If you asked readers which of Alexandre Dumas's literary heroes they would like to be, they would pick D'Artagnan or Edmond Dantès. No one would dream of choosing Noirtier de Villefort, a somewhat sinister character in The Count of Monte Cristo. Described by Dumas as a living mummy, a man three-quarters of the way into the grave, this profoundly handicapped creature summons up not dreams but shudders. The mute and powerless possessor of the most terrible secrets, he spends his life slumped in a wheelchair, able to communicate only by blinking his eye: one blink means yes; two means no. In fact, dear Grandpapa Noirtier, as his granddaughter affectionately calls him, is literature's first—and so far only—case of locked-in syndrome.

As soon as my mind was clear of the thick fog with which my stroke had shrouded it, I began to think a lot about Grandpapa Noirtier. I had just reread The Count of Monte Cristo, and now here I was back in the heart of the book, and in the worst of circumstances. Ironic—but that rereading had not been purely by chance. I had been toying with the idea of writing a modern, doubtless iconoclastic, version of the Dumas novel. Vengeance, of course, remained the driving force of the action, but the plot took place in our era, and Monte Cristo was a woman.

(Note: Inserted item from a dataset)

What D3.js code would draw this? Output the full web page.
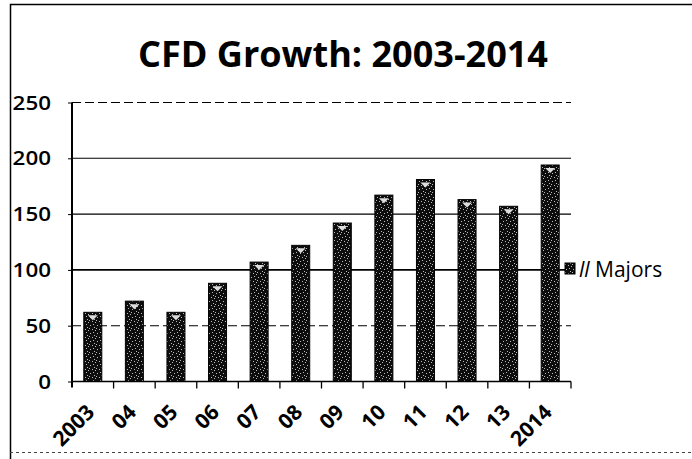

So I did not have time to commit this crime of lèse-majesté. As a punishment, I would have preferred to be transformed into M. Danglars, Franz d'Épinay, the Abbé Faria, or, at the very least, to copy out one thousand times: “I must not tamper with masterpieces.” But the gods of literature and neurology decided otherwise.

Some evenings I have the impression that Grandpapa Noirtier patrols our corridors in a century-old wheelchair sadly in need of a drop of oil. To foil the decrees of fate, I am now planning a vast saga in which the key witness is not a paralytic but a runner. You never know. Perhaps it will work.